As you’d expect mileage and available features make the most difference in the CPO price. 2014 S85 model CPO prices can range from a low of $55,600 to $79,200 for a low mileage, late 2014 loaded Model S. Within New England the range is only from $56,200 to $67,400.
Kelly Blue Book
If you believe the KBB quote, Tesla is on the low end of the trade in values. This seems to be consistent with some posts I’ve seen on TMC and the Tesla forum. If you find your own dealer and trade directly with them you can potentially increase your trade in value by up to $5,000. If you sell privately you may be able to get up to $10,000 more over Tesla’s offer.
Selling privately however can bring its own set of problems, especially in states like Massachusetts where there are strong Lemon Aid Laws that allow individuals to buy a car, drive it for 7 days and then bring it back for a 100% refund if for some reason there’s an issue with state inspection. Selling privately also comes with a huge commitment to arrange for test drives and educate your driver on how to operate an EV. Here in New England EVs aren’t everywhere yet and the Tesla is still a rare car to see.

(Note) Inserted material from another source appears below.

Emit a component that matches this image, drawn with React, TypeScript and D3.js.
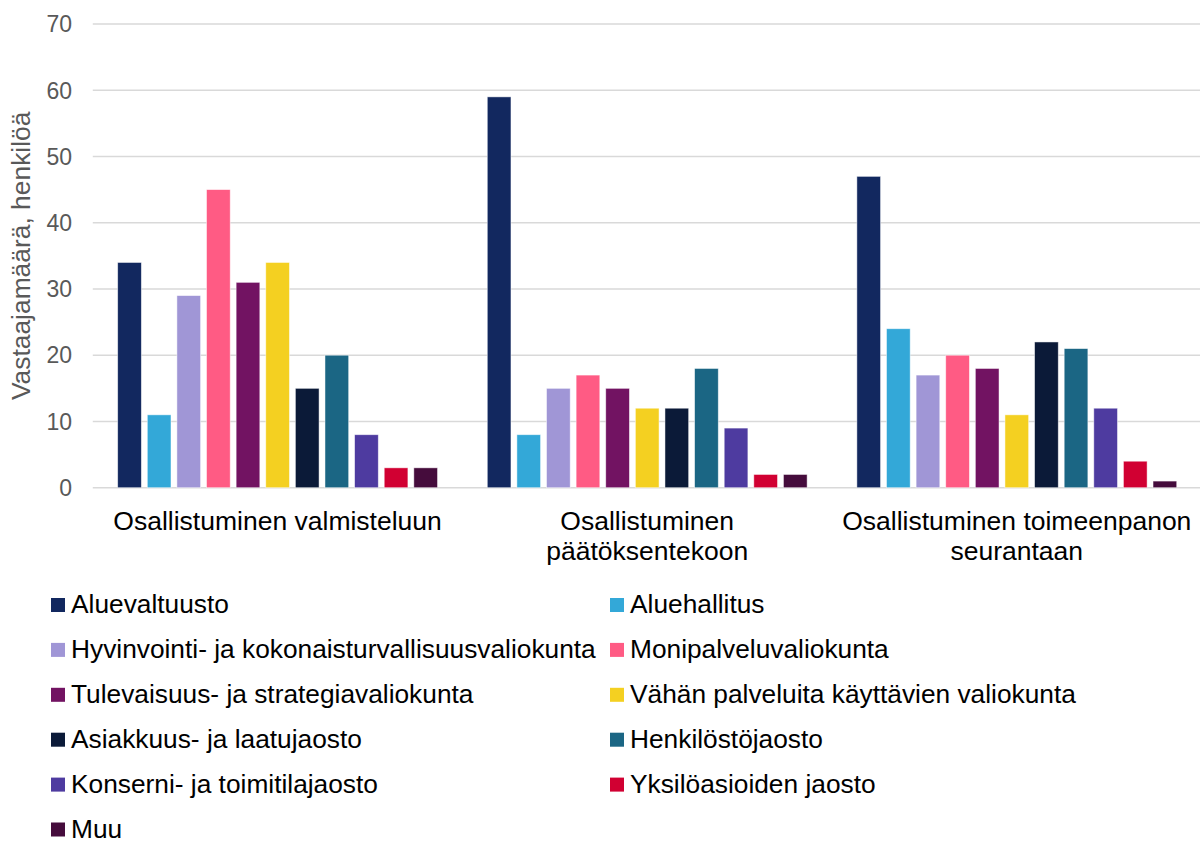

To see how other cars “in the same class” compare to the Model S in terms of trade in value, I picked the Porsche Panamera S. E-hybrid to benchmark against. The average trade in value for that car is $53,746 which is very comparable to my Model S. Configuring a Panamera will drive you crazy but it seems that a new one similarly configured would go for $95,270 before taxes. So the trade in price per Kelly Blue Book is 56.4% of the original price, which is about the same as the Model S.
According to EVObsession, the Mercedes S-Class was #1 in the Large Car Luxury Market in 2014, but the Model S blew past that in 2015. I came up with a new price of $91,328 and an average trade in value (same mileage/year as mine) of $57,782 or 63.2% of the original price — the Mercedes seems to retain a bit more value although they’re still in the same range.
That very first mile you put on your new car has a huge effective cost whether it’s on a Tesla or any other car from a different manufacturer. Trade in values for Model S’ are in line with other cars in its class, although Tesla’s trade in value tends to be on the lower end of the spectrum.
If you’re looking to get top dollar for your used Model S, consider trading it in to a company other than Tesla or selling your Model S privately. Both bring additional levels of hassle but that extra lift can be worth the additional value.
Even if I were to receive $5,000 over Tesla’s trade in value, I’d still be looking at an upgrade cost of over $30,000 to trade up from my Model S (which is less than 2 years old) to a new dual motor Model S with autopilot, upgraded seats, and all of the other improvements and tweaks Tesla made over the last couple years. Is it worth it?
If the gap was closer perhaps the decision would be a lot easier, but in this range for me, and with the recent news that Tesla will be adding more autopilot hardware in the future, I think keeping my Model S and enjoying it is the right way to go.
Besides, with more Model Xs hitting the streets every day, the all wheel drive “D” Model S will inevitably start appearing as CPO inventory. This will open up a whole new world of options. Wait and see is probably still the best choice for those looking to trade up from an earlier Model S.